Congress has given investors a lower capital-gains tax rate--a maximum of 20%, down from 28% under the old law--but also has extended the holding period required to qualify for the new, lower rate to 18 months from 12 months. Gains on investments held between 12 and 18 months will still face a top tax of 28%.
With an individual stock, you’ll simply have to weigh the tax benefit of holding on for at least 18 months against the risk that any gain you have might evaporate in that time. But ultimately, when you own individual stocks, you control when you will realize a gain for tax purposes--next week, or 30 years from now.
But if you own a stock mutual fund outside a tax-deferred account, it may be difficult to predict whether you’ll reap the benefits of the lower capital-gains tax rate.
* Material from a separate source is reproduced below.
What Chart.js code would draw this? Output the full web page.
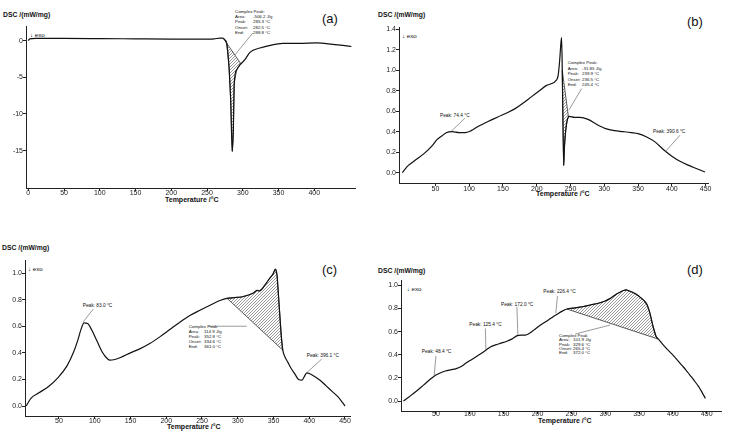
<!DOCTYPE html>
<html><head><meta charset="utf-8">
<script src="https://cdn.jsdelivr.net/npm/chart.js@4.4.1/dist/chart.umd.min.js"></script>
<style>
html,body{margin:0;padding:0;background:#fff}
body{width:730px;height:432px;position:relative;overflow:hidden;font-family:"Liberation Sans",Arial,sans-serif;color:#000}
canvas{position:absolute}
.t{position:absolute;white-space:pre;line-height:1;color:#111}
</style></head><body>
<script>
// ---------- DATA ----------
const xTicksA = [0,50,100,150,200,250,300,350,400];
const yTicksA = [0,-5,-10,-15];
const tempA = [0,2,10,50,100,150,200,240,260,268,272,275,277.6,280.7,283.1,285.3,286.7,288.1,291.4,296,303,310,324,340,356,380,403,426,440,452];
const dscA  = [0,0.25,0.3,0.3,0.28,0.25,0.22,0.2,0.25,0.35,0.35,0.1,-0.4,-3.5,-8.1,-15.1,-12.6,-5.8,-4.0,-3.3,-2.6,-1.6,-1.0,-0.6,-0.38,-0.36,-0.3,-0.5,-0.65,-0.8];

const xTicksB = [50,100,150,200,250,300,350,400,450];
const yTicksB = [0,0.2,0.4,0.6,0.8,1.0,1.2,1.4];
const tempB = [1,10,20,34,45,52,60,66,75,85,94,103,113,128,143,158,168,180,192,204,214,222,227,231.7,234,235.6,236.8,237.8,238.6,239.9,241,243,245.4,248,256,264,276,289,302,315,328,340,350,362,375,390,400,412,425,438,449];
const dscB  = [0,0.07,0.12,0.19,0.26,0.32,0.36,0.39,0.40,0.39,0.39,0.41,0.45,0.50,0.545,0.59,0.625,0.68,0.74,0.80,0.85,0.87,0.89,0.95,1.1,1.25,1.32,1.0,0.6,0.07,0.25,0.42,0.52,0.55,0.54,0.54,0.52,0.47,0.43,0.41,0.40,0.39,0.38,0.35,0.30,0.21,0.16,0.11,0.07,0.035,0.005];

const xTicksC = [50,100,150,200,250,300,350,400,450];
const yTicksC = [0,0.2,0.4,0.6,0.8,1.0];
const tempC = [4,11,22,35,48,61,70,76,81,85,90,96,103,110,116,121,128,136,150,163,177,191,205,219,233,247,262,276,285,295,305,315,322,327,330,334,338,342,346,349,352.8,355,358,361,363,366,370,375,380,385,390,393,396.5,400,408,416,424,432,440,446,450];
const dscC  = [0,0.06,0.10,0.145,0.21,0.30,0.40,0.49,0.58,0.625,0.62,0.57,0.49,0.41,0.365,0.345,0.35,0.365,0.40,0.43,0.47,0.52,0.575,0.63,0.68,0.72,0.76,0.795,0.81,0.815,0.82,0.835,0.85,0.87,0.865,0.88,0.91,0.94,0.97,0.99,1.03,0.98,0.75,0.52,0.42,0.37,0.33,0.28,0.24,0.20,0.195,0.22,0.25,0.245,0.22,0.19,0.15,0.11,0.07,0.03,0];

const xTicksD = [50,100,150,200,250,300,350,400,450];
const yTicksD = [0,0.2,0.4,0.6,0.8,1.0];
const tempD = [2,10,20,32,44,50,57,64,72,80,88,95,103,111,119,125,131,138,146,154,162,170,176,182,188,195,203,212,221,229,236,243.5,255,266,278,290,300,307,313,320,327,331,336,342,350,357,362,366,370,375,378.5,385,392,398,405,413,419,425,431,438,443,448];
const dscD  = [0,0.035,0.08,0.14,0.20,0.225,0.245,0.26,0.27,0.28,0.30,0.33,0.36,0.39,0.42,0.445,0.47,0.485,0.50,0.515,0.535,0.565,0.57,0.57,0.585,0.615,0.65,0.685,0.72,0.75,0.775,0.795,0.805,0.815,0.83,0.845,0.865,0.885,0.91,0.935,0.955,0.96,0.95,0.935,0.905,0.87,0.83,0.76,0.66,0.56,0.535,0.49,0.445,0.41,0.365,0.31,0.27,0.225,0.18,0.124,0.075,0.023];

// hatched peak areas: [startTemp, startValue, endTemp, endValue]
const peakA = [273,0.3,297,-3.1];
const peakB = [237.8,1.0,247,0.54];
const peakC = [285,0.81,363,0.42];
const peakD = [243.5,0.795,378.5,0.535];

// ---------- LAYOUT ----------
const panels = [
 {area:[26,26,355,188], xr:[-3.2,457], yr:[-20.1,2], xt:xTicksA, yt:yTicksA, dec:0, t:tempA, v:dscA, pk:peakA, xlPad:-2,
  leaders:[[314,1.05,289,-1.95]]},
 {area:[399.3,26.7,708,182.7], xr:[-3.85,453.5], yr:[-0.102,1.423], xt:xTicksB, yt:yTicksB, dec:1, t:tempB, v:dscB, pk:peakB, xlPad:-1,
  leaders:[[93.5,0.53,73,0.40],[266.4,0.82,247.6,0.61],[412,0.365,389.8,0.20]]},
 {area:[25,260,350,416], xr:[2.45,457], yr:[-0.075,1.098], xt:xTicksC, yt:yTicksC, dec:1, t:tempC, v:dscC, pk:peakC, xlPad:-2,
  leaders:[[98,0.73,84,0.634],[258.8,0.60,312.5,0.60],[417.4,0.353,396.4,0.25]]},
 {area:[400.7,280,721,411], xr:[-1.6,471], yr:[-0.086,1.046], xt:xTicksD, yt:yTicksD, dec:1, t:tempD, v:dscD, pk:peakD, xlPad:-4,
  leaders:[[50,0.39,47.4,0.22],[123,0.628,123.8,0.441],[169.6,0.815,171,0.571],[229.5,0.907,227,0.758],[255.6,0.579,307.3,0.657]]}
];

const texts = [
 // [x, yCenter, text, size, weight]
 [3,16,'DSC /(mW/mg)',6.8,'bold'],[322,19,'(a)',13,'normal'],[30,35,'↓ exo',6.2,'normal'],[165,200,'Temperature /°C',7,'bold'],
 [378,15.7,'DSC /(mW/mg)',6.8,'bold'],[687,22,'(b)',13,'normal'],[402,36.7,'↓ exo',6.2,'normal'],[536,194.3,'Temperature /°C',7,'bold'],
 [2,248.3,'DSC /(mW/mg)',6.8,'bold'],[322,270,'(c)',13,'normal'],[28,269,'↓ exo',6.2,'normal'],[167,427.3,'Temperature /°C',7,'bold'],
 [378,271.7,'DSC /(mW/mg)',6.8,'bold'],[687,270,'(d)',13,'normal'],[406.7,289.3,'↓ exo',6.2,'normal'],[538,420.7,'Temperature /°C',7,'bold'],
 [440,116.7,'Peak: 74.4 °C',4.8,'normal'],[653,132.7,'Peak: 390.6 °C',4.8,'normal'],
 [82.7,306.7,'Peak: 83.0 °C',4.8,'normal'],[306.7,357,'Peak: 396.1 °C',4.8,'normal'],
 [421.7,352.7,'Peak: 48.4 °C',4.8,'normal'],[469.3,325.7,'Peak: 125.4 °C',4.8,'normal'],[501,305.3,'Peak: 172.0 °C',4.8,'normal'],[543.3,292.7,'Peak: 226.4 °C',4.8,'normal']
];
const complexBlocks = [
 {x:235, x2:253, ys:[12.7,17.5,22.7,28,33.3], head:'Complex Peak:', vals:['-506.2 J/g','285.3 °C','282.5 °C','288.8 °C']},
 {x:567.7, x2:582, ys:[63.3,69,74.3,80,85], head:'Complex Peak:', vals:['-31.85 J/g','239.9 °C','236.5 °C','245.4 °C']},
 {x:188.7, x2:204, ys:[327.3,332.7,337.7,342.7,347.7], head:'Complex Peak', vals:['114.9 J/g','352.8 °C','334.6 °C','361.0 °C']},
 {x:559, x2:573, ys:[336,340.7,345,349.3,353.6], head:'Complex Peak', vals:['101.9 J/g','329.6 °C','265.4 °C','372.0 °C']}
];

function addText(x,y,s,size,weight){
  const d=document.createElement('div');d.className='t';d.textContent=s;
  d.style.left=x+'px';d.style.top=(y-size*0.55)+'px';d.style.fontSize=size+'px';d.style.fontWeight=weight;
  document.body.appendChild(d);
}
texts.forEach(a=>addText(...a));
complexBlocks.forEach(b=>{
  const labs=[b.head,'Area:','Peak:','Onset:','End:'];
  labs.forEach((l,i)=>addText(b.x,b.ys[i],l,4.4,'normal'));
  b.vals.forEach((v,i)=>addText(b.x2,b.ys[i+1],v,4.4,'normal'));
});

function makePattern(ctx){
  const c=document.createElement('canvas');c.width=3;c.height=3;
  const g=c.getContext('2d');g.strokeStyle='#444';g.lineWidth=0.55;
  g.beginPath();g.moveTo(0,3);g.lineTo(3,0);g.moveTo(-1,1);g.lineTo(1,-1);g.moveTo(2,4);g.lineTo(4,2);g.stroke();
  return ctx.createPattern(c,'repeat');
}

const deco = {
  id:'deco',
  beforeDatasetsDraw(chart,args,o){
    const xs=chart.scales.x, ys=chart.scales.y, ctx=chart.ctx;
    const [t1,v1,t2,v2]=o.pk;
    const pts=[[t1,v1]];
    o.t.forEach((t,i)=>{ if(t>t1&&t<t2) pts.push([t,o.v[i]]); });
    pts.push([t2,v2]);
    ctx.save();
    ctx.beginPath();
    pts.forEach((p,i)=>{const X=xs.getPixelForValue(p[0]),Y=ys.getPixelForValue(p[1]); i?ctx.lineTo(X,Y):ctx.moveTo(X,Y);});
    ctx.closePath();
    ctx.fillStyle=makePattern(ctx);ctx.fill();
    ctx.strokeStyle='#333';ctx.lineWidth=0.8;ctx.stroke();
    ctx.restore();
  },
  afterDatasetsDraw(chart,args,o){
    const xs=chart.scales.x, ys=chart.scales.y, ctx=chart.ctx;
    ctx.save();ctx.strokeStyle='#555';ctx.lineWidth=0.6;
    o.leaders.forEach(l=>{ctx.beginPath();ctx.moveTo(xs.getPixelForValue(l[0]),ys.getPixelForValue(l[1]));ctx.lineTo(xs.getPixelForValue(l[2]),ys.getPixelForValue(l[3]));ctx.stroke();});
    ctx.restore();
  }
};

panels.forEach(p=>{
  const [L,T,R,B]=p.area;
  const padL=10,yW=30,padT=12,padR=24,xH=24;
  const cv=document.createElement('canvas');
  const W=Math.round(R-L+padL+yW+padR), H=Math.round(B-T+padT+xH);
  cv.width=W;cv.height=H;cv.style.width=W+'px';cv.style.height=H+'px';
  cv.style.left=(L-padL-yW)+'px';cv.style.top=(T-padT)+'px';
  document.body.appendChild(cv);
  const tickFont={family:'"Liberation Sans", Arial, sans-serif',size:7};
  new Chart(cv,{
    type:'line',
    data:{datasets:[{data:p.t.map((t,i)=>({x:t,y:p.v[i]})),borderColor:'#111',borderWidth:1.2,pointRadius:0,cubicInterpolationMode:'monotone',fill:false}]},
    plugins:[deco],
    options:{
      responsive:false,animation:false,
      layout:{padding:{left:padL,top:padT,right:padR,bottom:0}},
      plugins:{legend:{display:false},tooltip:{enabled:false},deco:{pk:p.pk,t:p.t,v:p.v,leaders:p.leaders}},
      scales:{
        x:{type:'linear',min:p.xr[0],max:p.xr[1],
          afterFit:s=>{s.height=xH;},
          afterBuildTicks:s=>{s.ticks=p.xt.map(v=>({value:v}));},
          grid:{drawOnChartArea:false,color:'#222',tickLength:3},
          border:{display:true,color:'#222',width:1},
          ticks:{autoSkip:false,maxRotation:0,padding:p.xlPad,color:'#222',font:tickFont,callback:v=>String(v)}},
        y:{type:'linear',min:p.yr[0],max:p.yr[1],
          afterFit:s=>{s.width=yW;},
          afterBuildTicks:s=>{s.ticks=p.yt.map(v=>({value:v}));},
          grid:{drawOnChartArea:false,color:'#222',tickLength:3},
          border:{display:true,color:'#222',width:1},
          ticks:{padding:0,color:'#222',font:tickFont,callback:v=>v.toFixed(p.dec)}}
      }
    }
  });
});
</script>
</body></html>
The fund will have to tell you each year what portion of your gains are subject to which gains tax rate. And if your fund manager is an active trader, you may realize precious few of those lower-tax-rate gains.
One answer: Buy funds that practice “tax-efficient” investing. Some firms, such as Vanguard Group (phone: [800] 662-7447) and Eaton Vance ([800] 225-6265) offer funds that are specifically “tax-managed” to minimize gains. But beware: While index funds, which mimic stock indexes, are often considered tax-efficient, that may only be true until they’re someday hit with big redemptions.